GARY'S AUTOMATIC SIFTER INVENTION
This is myself and Bud Kroneke with the only known photo I have of my sifter where this particular photo was taken in 1999 at Line Creek Park during salvage operations.
I always noticed students spending too much time at the sifter with many waiting in line and so I set to work to come up with a electric sifter. The motor, flywheels and belts, came from an old washing machine. The frame was from old bed rails and the round iron was from something my dad had laying around. Besides some nuts and bolts, the only thing I had buy was the front wheel. The wheels on the sifter part came from a couple old lawn mowers and the handle grips from an old mini bike.
I made several different actual screens of different sizes depending on the dirt. We used bigger 1/2" screens for wetter dirt and 1/4" screens for dry dirt. The arm that shook the screen worked like a old locomotive engine and it took some testing to get it just right. To do this, I drill different holes in the flywheel where I tried the arm in different holes until we got just the right speed and never had to change it.

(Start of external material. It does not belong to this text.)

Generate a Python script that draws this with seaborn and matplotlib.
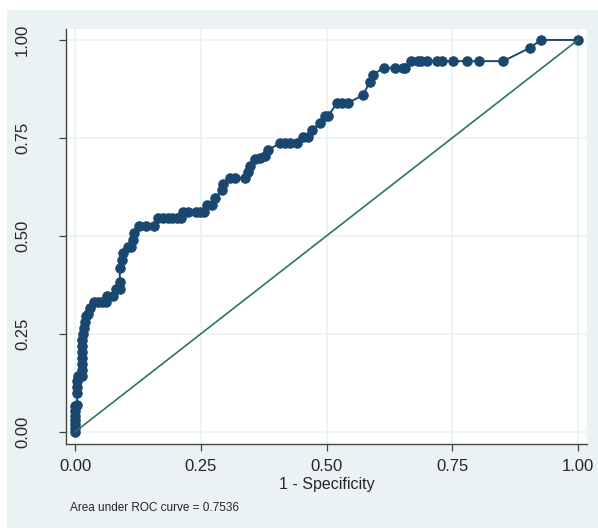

The contraption was built to move forward leaving mounds of dirt as we went. It could easily sift a full 5 gallon bucket of dirt in less than 30 seconds! It had an on-off switch by your knee to easily stop it. In the early days we ran it off a generator before th Renner Site had electricity. Later, I bought 250' of wire and it ran off that. At Line Creek, we ran the wire the full 250' to the old museum.
On a typical Saturday, it would easily run 120 gallons of dirt in 6 hours. The only thing that ever broke on it was the switch of all things! What you can't see in the photo is the motor had a metal cover over it made from an old shovel. This protected it from both dirt and rain.
I would estimate it easily sifted over 3200 cubic feet of dirt.